I mention these thing in particular because today's NYTimes has a story about a Chinese academic (albeit living in the U.S.)--Dr. Fuxian Li--whose posts criticizing reproductive policies in China have been taken off the web by Chinese authorities. It is not clear what's going on, but it puts the one-child policy and China's low birth rate back in the spotlight.
Today, Dr. Yi, a father of three, believes that most Chinese agree with him that the state should get out of their bedrooms, and are increasingly willing to say so in public.
“Public opinion is firmly on the side of ending family planning policies,” Dr. Yi said, basing his conclusion on the tens, perhaps hundreds, of thousands of online comments that have now vanished, his public speaking in China, and reactions to the social and statistical research in his book “Big Country With an Empty Nest,” which was published in China in 2013.

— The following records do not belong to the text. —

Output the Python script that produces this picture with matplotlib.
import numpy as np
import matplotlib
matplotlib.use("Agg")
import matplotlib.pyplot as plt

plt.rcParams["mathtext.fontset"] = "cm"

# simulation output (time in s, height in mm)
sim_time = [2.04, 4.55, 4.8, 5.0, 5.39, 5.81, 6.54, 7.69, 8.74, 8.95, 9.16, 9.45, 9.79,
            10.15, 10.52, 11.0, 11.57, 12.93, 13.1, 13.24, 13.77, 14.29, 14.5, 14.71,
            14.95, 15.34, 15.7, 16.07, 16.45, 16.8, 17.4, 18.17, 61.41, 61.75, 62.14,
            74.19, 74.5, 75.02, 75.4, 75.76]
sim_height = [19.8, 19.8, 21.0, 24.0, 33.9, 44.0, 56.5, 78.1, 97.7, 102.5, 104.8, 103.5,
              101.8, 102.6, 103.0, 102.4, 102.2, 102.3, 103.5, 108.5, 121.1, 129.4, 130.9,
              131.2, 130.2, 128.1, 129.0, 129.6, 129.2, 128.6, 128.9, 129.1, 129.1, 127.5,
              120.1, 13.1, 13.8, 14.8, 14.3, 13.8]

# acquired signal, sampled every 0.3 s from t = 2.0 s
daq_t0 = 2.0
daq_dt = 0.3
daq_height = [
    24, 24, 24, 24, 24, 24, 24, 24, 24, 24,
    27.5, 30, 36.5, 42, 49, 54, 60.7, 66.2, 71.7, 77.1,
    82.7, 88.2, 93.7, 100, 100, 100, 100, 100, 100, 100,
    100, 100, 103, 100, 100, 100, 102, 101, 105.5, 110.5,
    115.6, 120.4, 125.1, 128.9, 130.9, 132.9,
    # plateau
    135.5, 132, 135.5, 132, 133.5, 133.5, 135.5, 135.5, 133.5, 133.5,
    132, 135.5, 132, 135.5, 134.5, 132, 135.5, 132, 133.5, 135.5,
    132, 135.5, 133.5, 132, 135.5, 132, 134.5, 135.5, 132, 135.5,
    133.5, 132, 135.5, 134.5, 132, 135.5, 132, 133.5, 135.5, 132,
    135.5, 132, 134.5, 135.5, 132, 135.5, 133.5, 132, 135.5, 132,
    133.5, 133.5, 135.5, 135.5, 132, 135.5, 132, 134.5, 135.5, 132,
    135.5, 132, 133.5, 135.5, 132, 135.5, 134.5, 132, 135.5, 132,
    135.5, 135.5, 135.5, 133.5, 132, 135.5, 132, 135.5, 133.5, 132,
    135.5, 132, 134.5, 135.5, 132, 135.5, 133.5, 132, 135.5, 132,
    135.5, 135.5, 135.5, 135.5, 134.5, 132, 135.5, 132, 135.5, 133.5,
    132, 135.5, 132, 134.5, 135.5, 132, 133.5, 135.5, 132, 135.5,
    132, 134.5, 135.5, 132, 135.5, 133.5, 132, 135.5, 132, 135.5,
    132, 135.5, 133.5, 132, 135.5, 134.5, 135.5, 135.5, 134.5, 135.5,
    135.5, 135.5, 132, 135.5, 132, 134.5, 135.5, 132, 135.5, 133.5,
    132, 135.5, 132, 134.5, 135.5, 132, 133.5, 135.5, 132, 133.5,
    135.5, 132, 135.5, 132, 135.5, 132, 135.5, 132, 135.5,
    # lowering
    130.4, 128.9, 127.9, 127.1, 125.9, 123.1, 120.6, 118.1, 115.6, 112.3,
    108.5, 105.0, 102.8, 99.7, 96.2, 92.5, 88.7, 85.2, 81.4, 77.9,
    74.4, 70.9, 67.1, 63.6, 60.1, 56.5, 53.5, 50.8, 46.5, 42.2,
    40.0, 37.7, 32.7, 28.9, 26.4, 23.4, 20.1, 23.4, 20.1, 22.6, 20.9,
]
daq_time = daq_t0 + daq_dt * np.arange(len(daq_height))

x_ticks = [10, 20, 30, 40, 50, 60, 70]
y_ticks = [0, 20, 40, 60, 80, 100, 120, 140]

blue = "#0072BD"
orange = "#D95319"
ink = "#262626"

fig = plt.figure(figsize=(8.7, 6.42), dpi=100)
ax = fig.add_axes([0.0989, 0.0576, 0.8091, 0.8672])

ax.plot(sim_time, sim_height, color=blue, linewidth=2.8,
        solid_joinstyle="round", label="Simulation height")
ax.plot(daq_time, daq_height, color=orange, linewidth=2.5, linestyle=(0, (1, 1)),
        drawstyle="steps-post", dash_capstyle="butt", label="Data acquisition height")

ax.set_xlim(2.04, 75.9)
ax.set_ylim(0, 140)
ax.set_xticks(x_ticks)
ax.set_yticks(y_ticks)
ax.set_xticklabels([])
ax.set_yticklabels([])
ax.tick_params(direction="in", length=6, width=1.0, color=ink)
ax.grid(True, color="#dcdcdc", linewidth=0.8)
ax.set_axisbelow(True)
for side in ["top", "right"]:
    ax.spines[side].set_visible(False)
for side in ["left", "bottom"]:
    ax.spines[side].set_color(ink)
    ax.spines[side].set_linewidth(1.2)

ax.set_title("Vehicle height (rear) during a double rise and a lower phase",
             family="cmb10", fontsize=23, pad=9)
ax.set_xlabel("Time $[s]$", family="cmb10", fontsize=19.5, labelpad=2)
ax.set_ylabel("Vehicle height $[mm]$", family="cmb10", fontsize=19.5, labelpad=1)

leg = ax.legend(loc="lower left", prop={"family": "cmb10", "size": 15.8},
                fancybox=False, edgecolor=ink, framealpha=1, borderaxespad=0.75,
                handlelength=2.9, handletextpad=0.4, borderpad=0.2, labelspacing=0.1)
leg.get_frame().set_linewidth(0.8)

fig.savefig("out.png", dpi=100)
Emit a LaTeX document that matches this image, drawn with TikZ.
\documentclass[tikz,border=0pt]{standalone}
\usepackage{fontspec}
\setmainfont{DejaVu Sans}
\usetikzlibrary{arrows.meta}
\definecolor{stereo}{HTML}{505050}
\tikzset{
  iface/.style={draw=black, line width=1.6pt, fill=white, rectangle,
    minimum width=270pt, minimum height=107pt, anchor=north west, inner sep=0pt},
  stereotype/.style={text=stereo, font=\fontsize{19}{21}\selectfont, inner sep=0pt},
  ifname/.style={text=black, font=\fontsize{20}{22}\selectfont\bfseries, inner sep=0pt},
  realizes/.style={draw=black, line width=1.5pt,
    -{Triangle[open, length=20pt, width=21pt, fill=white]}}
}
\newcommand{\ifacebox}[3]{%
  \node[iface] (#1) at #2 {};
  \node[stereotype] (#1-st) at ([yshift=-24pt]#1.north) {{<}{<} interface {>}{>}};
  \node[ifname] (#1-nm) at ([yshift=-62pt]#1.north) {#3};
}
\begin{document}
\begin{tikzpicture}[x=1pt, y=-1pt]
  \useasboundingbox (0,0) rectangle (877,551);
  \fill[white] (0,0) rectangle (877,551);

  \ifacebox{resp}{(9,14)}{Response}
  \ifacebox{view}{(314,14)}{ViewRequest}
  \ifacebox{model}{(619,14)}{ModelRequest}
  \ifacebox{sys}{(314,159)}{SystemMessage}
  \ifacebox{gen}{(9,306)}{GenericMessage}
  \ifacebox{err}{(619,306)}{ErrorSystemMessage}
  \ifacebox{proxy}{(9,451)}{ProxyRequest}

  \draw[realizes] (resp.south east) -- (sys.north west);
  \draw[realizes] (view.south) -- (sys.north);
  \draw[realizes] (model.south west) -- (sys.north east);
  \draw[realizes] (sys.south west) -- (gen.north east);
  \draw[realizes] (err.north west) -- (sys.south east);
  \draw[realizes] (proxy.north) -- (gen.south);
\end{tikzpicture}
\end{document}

There he wrote: “Family planning was born in haste, conducted with violence and will end in equivocation and cover-up.”I agree with all of that, but the article leaves hanging the question of why the birth rate remains low in the face of the government's easing of the one-child policy. The answer, in my view, is that Chinese culture needs to change in the same way that other East Asian and Southern European nations have to change to recognize that a sharing of work at home and out of the home by both mothers and fathers is almost certainly required if the birth rate is to nudge back up closer to replacement level. Getting women out of the home brings down the birth rate to a sustainable level, but wanting them to stay at home once they have "escaped", is what brings it down to very low levels.